Experiment Split MNIST Permuted MNIST UCR
Number of Tasks 2 3 4 5 10 10 2
Variance 1.0 1.0 0.95 0.866 0.3 1.0 1.0
Entropy 1.0 0.8 0.7 0.736 0.29 1.0 0.8
MUMMI 1.0 0.87 0.925 0.894 0.32 1.0 1.0
Table 1: The average rate of correct selection.

5 Conclusions

In this paper, we proposed the Continual Bayesian Learning Networks (CBLN) to solve the catastrophic forgetting problem in continual learning scenarios. CBLN is based on Bayesian neural networks (BNNs). Different from BNNs, the weights in the CBLN are mixture Gaussian distributions with an arbitrary number of Gaussian distributions. CBLN can solve a complex task by dividing it into several simpler tasks and learn each of them sequentially. Since CBLN uses mixture Gaussian distribution models in its network, the number of additionally required parameters decreases as the number of tasks increases.
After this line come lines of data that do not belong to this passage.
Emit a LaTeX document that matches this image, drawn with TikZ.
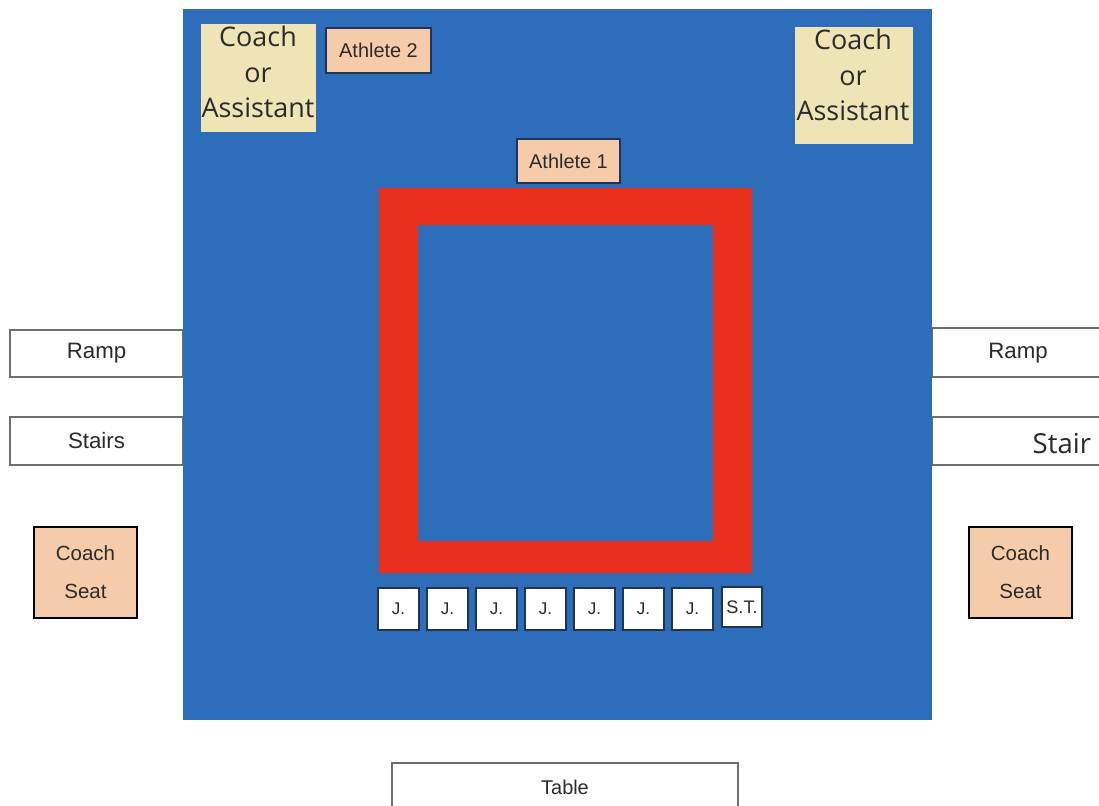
\documentclass[tikz,border=0pt]{standalone}
\usepackage{fontspec}
\setmainfont{Liberation Sans}
\newfontfamily\osans{Open Sans}
\definecolor{matblue}{HTML}{2E6DB9}
\definecolor{ringred}{HTML}{E9301F}
\definecolor{beige}{HTML}{EFE4B6}
\definecolor{peach}{HTML}{F6CBAA}
\definecolor{navy}{HTML}{1F3355}
\definecolor{txt}{HTML}{2B2B2B}
\definecolor{edgegray}{HTML}{6E6E6E}
\begin{document}
\begin{tikzpicture}[x=0.03cm,y=-0.03cm,
  every node/.style={inner sep=0pt, outer sep=0pt, text=txt},
  span/.style n args={4}{at={({(#1+#3)/2},{(#2+#4)/2})},
     minimum width={(#3-#1)*0.03cm}, minimum height={(#4-#2)*0.03cm}},
  sidebox/.style={draw=edgegray, line width=1.1pt, fill=white, font=\fontsize{19}{22}\selectfont},
  tablebox/.style={draw=edgegray, line width=1.1pt, fill=white, font=\fontsize{17}{20}\selectfont},
  athbox/.style={draw=navy, line width=0.9pt, fill=peach, font=\fontsize{17}{20}\selectfont},
  coachbox/.style={fill=beige},
  coachtext/.style={align=center, font=\osans\fontsize{23}{30}\selectfont},
  seatbox/.style={draw=black, line width=1.9pt, fill=peach, align=center, font=\fontsize{17.5}{32.4}\selectfont},
  judgebox/.style={draw=navy, line width=0.9pt, fill=white, font=\fontsize{14.5}{17}\selectfont},
  stbox/.style={draw=navy, line width=0.9pt, fill=white, font=\fontsize{15.5}{17}\selectfont}]
\clip (0,0) rectangle (1099,805);
\fill[white] (0,0) rectangle (1099,805);
% side boxes (under the mat)
\node[sidebox, span={10}{330}{183}{377}] (rampL) {Ramp};
\node[sidebox, span={10}{417}{183}{465}] (stairsL) {Stairs};
\node[sidebox, span={932}{328}{1110}{377}] (rampR) {};
\node[font=\fontsize{19}{22}\selectfont] (rampRt) at (1018,353) {Ramp};
\node[sidebox, span={932}{417}{1110}{465}] (stairR) {};
\node[anchor=base east, font=\osans\fontsize{23.5}{28}\selectfont] (stairRt) at (1091,453) {Stair};
% mat
\node[fill=matblue, span={183}{9}{932}{720}] (mat) {};
% red square
\fill[ringred, even odd rule] (379,188) rectangle (752,573) (418,225) rectangle (713,541);
% coaches / assistants
\node[coachbox, span={201}{24}{316}{132}] (coachL) {};
\node[coachtext] (coachLt) at (258,72) {Coach\\or\\Assistant};
\node[coachbox, span={795}{27}{913}{144}] (coachR) {};
\node[coachtext] (coachRt) at (853,75) {Coach\\or\\Assistant};
% athletes
\node[athbox, span={326}{28}{431}{73}] (ath2) {Athlete 2};
\node[athbox, span={517}{139}{620}{183}] (ath1) {Athlete 1};
% coach seats
\node[seatbox, span={34}{527}{137}{618}] (seatL) {Coach\\Seat};
\node[seatbox, span={969}{527}{1072}{618}] (seatR) {Coach\\Seat};
% judges
\foreach \x [count=\i] in {378,427,476,525,574,623,672}
  \node[judgebox, span={\x}{588}{\x+41}{630}] (j\i) {J.};
\node[stbox, span={722}{587}{762}{627}] (st) {S.T.};
% table
\node[tablebox, span={392}{763}{738}{811}] (table) {};
\node[font=\fontsize{17}{20}\selectfont] (tablet) at (565,787) {Table};
\end{tikzpicture}
\end{document}
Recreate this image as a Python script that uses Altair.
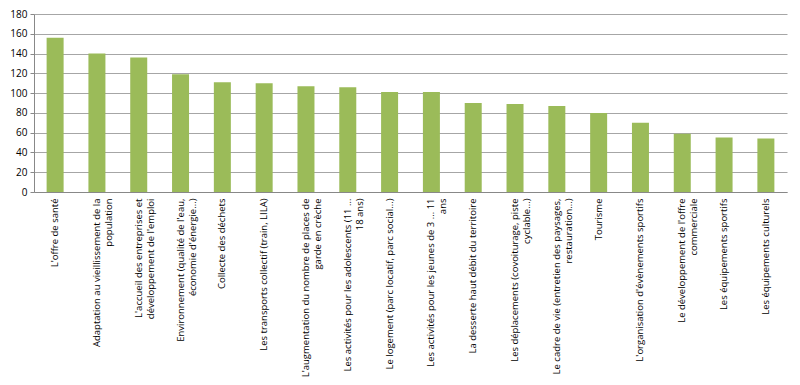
import altair as alt
import pandas as pd

categories = [
    "L'offre de santé",
    "Adaptation au vieillissement de la|population",
    "L'accueil des entreprises et|développement de l'emploi",
    "Environnement (qualité de l'eau,|économie d'énergie...)",
    "Collecte des déchets",
    "Les transports collectif (train, LILA)",
    "L'augmentation du nombre de places de|garde en crèche",
    "Les activités pour les adolescents (11 ...|18 ans)",
    "Le logement (parc locatif, parc social...)",
    "Les activités pour les jeunes de 3 ... 11|ans",
    "La desserte haut débit du territoire",
    "Les déplacements (covoiturage, piste|cyclable...)",
    "Le cadre de vie (entretien des paysages,|restauration...)",
    "Tourisme",
    "L'organisation d'évènements sportifs",
    "Le développement de l'offre|commerciale",
    "Les équipements sportifs",
    "Les équipements culturels",
]
values = [156, 140, 136, 119, 111, 110, 107, 106, 101, 101, 90, 89, 87, 80, 70, 59, 55, 54]
y_ticks = [0, 20, 40, 60, 80, 100, 120, 140, 160, 180]

df = pd.DataFrame({"cat": categories, "val": values})

chart = alt.Chart(df).mark_bar(color="#9BBB59", size=17).encode(
    x=alt.X("cat:N", sort=categories, title=None,
            scale=alt.Scale(paddingInner=0.59, paddingOuter=0.3),
            axis=alt.Axis(labelAngle=-90, labelAlign="right", labelBaseline="middle",
                          labelExpr="split(datum.label, '|')", labelLimit=300,
                          labelFont="Open Sans", labelFontSize=9.5, labelColor="#000",
                          labelPadding=6, ticks=False, domainColor="#888",
                          labelLineHeight=12)),
    y=alt.Y("val:Q", title=None,
            scale=alt.Scale(domain=[0, 180]),
            axis=alt.Axis(values=y_ticks, labelFont="Open Sans", labelFontSize=10,
                          labelColor="#000", gridColor="#a6a6a6", domainColor="#888",
                          tickColor="#888", tickSize=4, labelPadding=3)),
).properties(
    width=753, height=178,
    autosize=alt.AutoSizeParams(type="none"),
    padding={"left": 26, "top": 6, "right": 5, "bottom": 188},
).configure_view(stroke=None)

chart.save("out.html", embed_options={"renderer": "svg", "actions": False})
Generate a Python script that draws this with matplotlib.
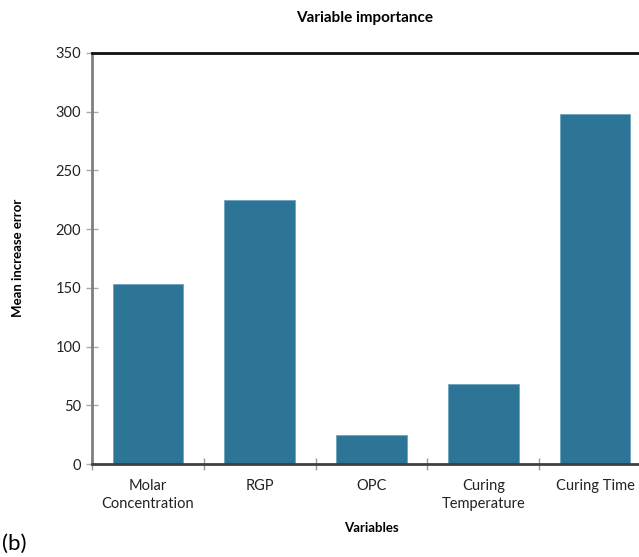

CBLN is also to identify which solution should be used for which test data by using an uncertainty criterion. More importantly, our proposed model can overcome the catastrophic forgetting problem without requiring to re-access the previous training samples. We have evaluated our method based on MNIST image and UCR time-series datasets and have compared the results to the state-of-the-art models. In the split MNIST experiment, our method outperforms the Incremental Moment Matching (IMM) model by 25%, and the Synaptic Intelligence (SI) model by 80%. In the permuted MNIST experiment, our method outperforms IMM by 16% and achieve the same accuracy as the SI model. In the time-Series experiment, our method outperforms IMM by 40% and the SI model by 47%. The future work will focus on developing new solutions to let the model determine when it needs to train for a new task given a series of samples by analysing the changes in the distribution of the training data. The work will also focus on developing methods to group the neurons during the merging process to construct regional functional areas in the network specific to a set of similar types of task. This will allow us to reduce the complexity of the network and create more scalable models.